▶ EXERCISE REQUIREMENTS
Lines from the one containing "Write a component" to the one containing "Chart.register(...registerables);", both lines included, are to be extracted exactly from the data below; pictures are excluded.

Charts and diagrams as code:
************

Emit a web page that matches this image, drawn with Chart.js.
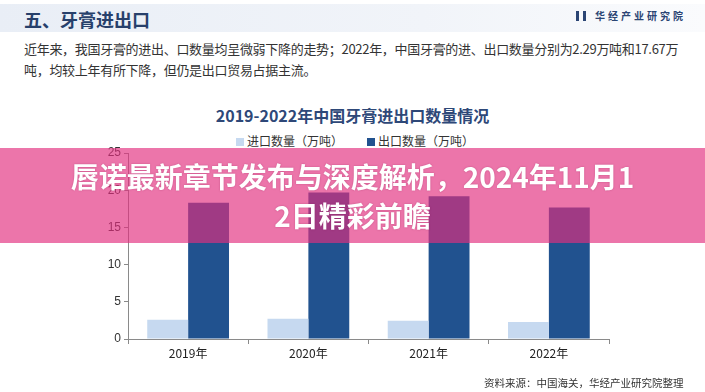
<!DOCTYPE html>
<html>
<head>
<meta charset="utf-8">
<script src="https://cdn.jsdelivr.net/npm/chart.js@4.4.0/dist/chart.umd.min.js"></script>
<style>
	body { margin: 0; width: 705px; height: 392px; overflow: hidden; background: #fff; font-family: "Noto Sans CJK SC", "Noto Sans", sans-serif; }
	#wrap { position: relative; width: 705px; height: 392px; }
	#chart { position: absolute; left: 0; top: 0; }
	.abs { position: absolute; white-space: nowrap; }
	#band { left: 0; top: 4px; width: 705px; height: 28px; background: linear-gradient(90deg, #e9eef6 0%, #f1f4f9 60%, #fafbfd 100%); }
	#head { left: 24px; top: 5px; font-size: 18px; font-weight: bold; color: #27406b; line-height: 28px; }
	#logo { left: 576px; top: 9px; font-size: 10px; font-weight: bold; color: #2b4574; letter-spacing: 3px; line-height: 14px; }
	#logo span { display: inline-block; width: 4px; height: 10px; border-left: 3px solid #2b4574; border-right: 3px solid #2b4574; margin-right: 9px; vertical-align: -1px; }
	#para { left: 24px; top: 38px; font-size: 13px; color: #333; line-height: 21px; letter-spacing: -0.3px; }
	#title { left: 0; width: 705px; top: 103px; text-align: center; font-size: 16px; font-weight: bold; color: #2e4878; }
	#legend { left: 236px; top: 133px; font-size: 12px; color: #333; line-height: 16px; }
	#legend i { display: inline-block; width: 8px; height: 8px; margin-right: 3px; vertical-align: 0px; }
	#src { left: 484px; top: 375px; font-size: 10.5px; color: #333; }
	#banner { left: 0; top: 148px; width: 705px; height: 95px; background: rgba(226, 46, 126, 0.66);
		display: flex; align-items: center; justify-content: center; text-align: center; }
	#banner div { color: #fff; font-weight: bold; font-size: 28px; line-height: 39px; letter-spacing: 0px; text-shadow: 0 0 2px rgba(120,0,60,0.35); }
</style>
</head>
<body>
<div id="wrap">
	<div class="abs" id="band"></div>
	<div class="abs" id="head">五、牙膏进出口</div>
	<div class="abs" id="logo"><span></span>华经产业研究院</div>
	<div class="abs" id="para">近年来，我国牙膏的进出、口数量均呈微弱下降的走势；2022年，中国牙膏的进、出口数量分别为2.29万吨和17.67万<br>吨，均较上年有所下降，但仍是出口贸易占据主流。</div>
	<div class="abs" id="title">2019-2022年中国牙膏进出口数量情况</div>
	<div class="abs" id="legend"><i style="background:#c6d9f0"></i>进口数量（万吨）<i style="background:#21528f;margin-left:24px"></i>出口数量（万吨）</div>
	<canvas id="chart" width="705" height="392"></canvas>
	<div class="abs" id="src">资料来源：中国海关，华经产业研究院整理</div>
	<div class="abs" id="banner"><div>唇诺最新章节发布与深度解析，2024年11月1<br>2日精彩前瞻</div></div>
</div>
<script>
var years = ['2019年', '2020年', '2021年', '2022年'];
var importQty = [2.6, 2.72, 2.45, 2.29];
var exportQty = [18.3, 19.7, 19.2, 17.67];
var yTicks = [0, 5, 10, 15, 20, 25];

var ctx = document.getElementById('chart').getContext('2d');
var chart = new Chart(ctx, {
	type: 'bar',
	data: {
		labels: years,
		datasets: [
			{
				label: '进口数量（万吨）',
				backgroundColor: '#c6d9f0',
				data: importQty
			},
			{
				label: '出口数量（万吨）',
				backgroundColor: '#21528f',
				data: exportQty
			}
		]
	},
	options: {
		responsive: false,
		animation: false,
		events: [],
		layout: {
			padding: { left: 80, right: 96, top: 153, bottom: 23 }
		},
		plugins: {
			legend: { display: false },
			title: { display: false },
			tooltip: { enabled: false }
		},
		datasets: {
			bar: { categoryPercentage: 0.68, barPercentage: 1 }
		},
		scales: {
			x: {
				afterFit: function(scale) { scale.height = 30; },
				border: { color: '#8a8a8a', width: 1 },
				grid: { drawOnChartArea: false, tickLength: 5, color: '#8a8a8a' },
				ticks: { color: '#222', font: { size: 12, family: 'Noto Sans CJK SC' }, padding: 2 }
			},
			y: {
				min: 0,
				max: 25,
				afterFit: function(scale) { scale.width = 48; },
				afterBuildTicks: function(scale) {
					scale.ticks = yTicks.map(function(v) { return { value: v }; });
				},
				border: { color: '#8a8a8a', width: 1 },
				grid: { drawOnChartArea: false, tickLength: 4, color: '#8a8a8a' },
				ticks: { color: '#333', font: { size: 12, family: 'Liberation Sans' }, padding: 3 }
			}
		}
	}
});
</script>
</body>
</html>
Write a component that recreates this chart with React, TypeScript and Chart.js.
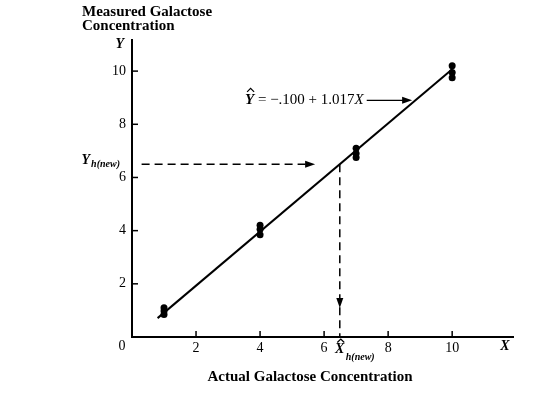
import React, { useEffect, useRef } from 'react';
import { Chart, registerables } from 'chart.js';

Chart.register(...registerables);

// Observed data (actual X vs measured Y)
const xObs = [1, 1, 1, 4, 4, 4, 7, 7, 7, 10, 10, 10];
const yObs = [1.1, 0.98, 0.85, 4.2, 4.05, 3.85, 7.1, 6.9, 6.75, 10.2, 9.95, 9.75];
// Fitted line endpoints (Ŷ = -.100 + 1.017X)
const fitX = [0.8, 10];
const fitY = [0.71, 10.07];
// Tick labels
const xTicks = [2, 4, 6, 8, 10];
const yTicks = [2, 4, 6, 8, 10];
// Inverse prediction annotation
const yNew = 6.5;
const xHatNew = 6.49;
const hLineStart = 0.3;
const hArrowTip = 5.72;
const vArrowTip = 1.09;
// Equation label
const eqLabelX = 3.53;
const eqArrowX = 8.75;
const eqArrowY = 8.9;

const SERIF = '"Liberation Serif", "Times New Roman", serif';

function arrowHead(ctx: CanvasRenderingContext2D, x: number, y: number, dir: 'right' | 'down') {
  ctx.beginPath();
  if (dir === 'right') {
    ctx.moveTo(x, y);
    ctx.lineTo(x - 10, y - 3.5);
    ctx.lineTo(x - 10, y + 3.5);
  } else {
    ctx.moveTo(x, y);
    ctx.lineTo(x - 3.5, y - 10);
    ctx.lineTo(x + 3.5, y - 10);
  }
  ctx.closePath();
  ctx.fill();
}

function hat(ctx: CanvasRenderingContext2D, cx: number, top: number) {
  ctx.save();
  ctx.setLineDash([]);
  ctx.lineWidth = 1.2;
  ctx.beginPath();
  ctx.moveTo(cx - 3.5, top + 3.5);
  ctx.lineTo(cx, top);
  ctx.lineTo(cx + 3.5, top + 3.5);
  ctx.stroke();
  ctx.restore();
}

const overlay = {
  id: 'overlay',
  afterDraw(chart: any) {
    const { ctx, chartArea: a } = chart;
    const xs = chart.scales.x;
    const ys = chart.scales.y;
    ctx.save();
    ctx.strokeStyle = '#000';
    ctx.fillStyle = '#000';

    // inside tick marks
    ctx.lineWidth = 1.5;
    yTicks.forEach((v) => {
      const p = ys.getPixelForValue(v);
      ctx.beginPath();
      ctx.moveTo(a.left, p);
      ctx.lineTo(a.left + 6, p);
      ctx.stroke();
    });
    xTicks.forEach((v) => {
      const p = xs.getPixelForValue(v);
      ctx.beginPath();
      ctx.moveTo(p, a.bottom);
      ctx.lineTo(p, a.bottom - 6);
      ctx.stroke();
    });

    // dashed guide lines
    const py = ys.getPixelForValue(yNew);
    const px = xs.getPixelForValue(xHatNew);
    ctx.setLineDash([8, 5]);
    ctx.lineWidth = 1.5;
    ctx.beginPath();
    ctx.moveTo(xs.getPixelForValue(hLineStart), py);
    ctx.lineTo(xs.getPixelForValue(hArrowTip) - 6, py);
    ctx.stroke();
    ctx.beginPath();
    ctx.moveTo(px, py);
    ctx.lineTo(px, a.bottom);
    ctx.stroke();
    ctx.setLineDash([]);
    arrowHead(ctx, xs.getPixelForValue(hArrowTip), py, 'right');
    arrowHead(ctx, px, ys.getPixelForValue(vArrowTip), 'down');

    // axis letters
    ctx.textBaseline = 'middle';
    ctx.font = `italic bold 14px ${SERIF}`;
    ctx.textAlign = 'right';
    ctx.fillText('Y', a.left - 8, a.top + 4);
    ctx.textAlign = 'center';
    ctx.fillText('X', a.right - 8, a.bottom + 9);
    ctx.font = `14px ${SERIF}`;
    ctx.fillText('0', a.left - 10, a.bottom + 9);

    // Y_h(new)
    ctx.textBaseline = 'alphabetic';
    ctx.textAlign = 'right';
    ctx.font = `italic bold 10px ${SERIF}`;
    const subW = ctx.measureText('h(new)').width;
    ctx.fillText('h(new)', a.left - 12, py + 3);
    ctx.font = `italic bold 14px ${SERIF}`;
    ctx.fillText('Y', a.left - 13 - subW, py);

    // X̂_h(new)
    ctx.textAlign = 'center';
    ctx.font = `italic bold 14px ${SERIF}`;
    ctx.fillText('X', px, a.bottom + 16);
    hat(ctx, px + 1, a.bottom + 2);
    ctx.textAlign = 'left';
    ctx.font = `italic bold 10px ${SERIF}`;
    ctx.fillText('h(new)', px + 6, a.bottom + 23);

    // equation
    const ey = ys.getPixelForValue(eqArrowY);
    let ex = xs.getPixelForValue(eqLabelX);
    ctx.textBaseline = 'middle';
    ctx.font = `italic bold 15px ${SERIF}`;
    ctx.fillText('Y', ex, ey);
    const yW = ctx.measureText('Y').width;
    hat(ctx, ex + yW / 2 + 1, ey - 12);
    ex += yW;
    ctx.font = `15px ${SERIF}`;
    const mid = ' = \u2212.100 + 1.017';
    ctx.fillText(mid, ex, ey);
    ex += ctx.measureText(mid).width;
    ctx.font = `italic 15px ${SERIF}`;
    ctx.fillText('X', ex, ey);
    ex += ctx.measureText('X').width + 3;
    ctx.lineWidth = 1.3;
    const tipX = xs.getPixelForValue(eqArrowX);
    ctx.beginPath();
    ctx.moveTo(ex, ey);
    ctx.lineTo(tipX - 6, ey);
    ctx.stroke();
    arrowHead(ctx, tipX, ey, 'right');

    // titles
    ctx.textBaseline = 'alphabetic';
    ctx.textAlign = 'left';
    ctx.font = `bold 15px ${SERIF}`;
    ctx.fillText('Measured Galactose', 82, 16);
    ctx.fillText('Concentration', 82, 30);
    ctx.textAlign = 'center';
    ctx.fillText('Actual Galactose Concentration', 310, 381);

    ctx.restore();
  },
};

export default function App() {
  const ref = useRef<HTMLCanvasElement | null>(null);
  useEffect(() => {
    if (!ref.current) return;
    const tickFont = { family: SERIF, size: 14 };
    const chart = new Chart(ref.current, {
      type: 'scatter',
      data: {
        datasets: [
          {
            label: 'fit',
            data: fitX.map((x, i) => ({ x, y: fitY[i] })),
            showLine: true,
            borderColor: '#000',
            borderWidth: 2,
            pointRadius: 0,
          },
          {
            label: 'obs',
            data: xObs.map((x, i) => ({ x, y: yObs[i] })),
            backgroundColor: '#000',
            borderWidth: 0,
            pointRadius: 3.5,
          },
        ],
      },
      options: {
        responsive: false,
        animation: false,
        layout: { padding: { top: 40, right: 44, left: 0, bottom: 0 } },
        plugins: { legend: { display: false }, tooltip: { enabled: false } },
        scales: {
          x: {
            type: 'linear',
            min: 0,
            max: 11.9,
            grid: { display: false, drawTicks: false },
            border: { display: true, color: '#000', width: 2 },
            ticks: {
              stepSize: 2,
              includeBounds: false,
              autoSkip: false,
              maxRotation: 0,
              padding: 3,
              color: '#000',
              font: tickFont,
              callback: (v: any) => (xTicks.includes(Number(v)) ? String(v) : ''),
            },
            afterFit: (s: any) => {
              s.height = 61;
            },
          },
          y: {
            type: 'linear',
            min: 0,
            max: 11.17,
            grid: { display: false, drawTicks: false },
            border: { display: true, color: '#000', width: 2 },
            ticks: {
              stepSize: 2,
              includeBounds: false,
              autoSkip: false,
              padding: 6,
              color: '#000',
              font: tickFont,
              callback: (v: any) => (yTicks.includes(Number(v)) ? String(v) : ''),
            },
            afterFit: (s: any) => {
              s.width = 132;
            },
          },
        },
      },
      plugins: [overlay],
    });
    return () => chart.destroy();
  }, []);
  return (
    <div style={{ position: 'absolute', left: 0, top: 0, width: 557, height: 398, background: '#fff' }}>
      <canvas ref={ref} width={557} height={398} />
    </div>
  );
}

************

▶ RESPONSE TO THE EXERCISE
Write a component that recreates this chart with React, TypeScript and Chart.js.
import React, { useEffect, useRef } from 'react';
import { Chart, registerables } from 'chart.js';

Chart.register(...registerables);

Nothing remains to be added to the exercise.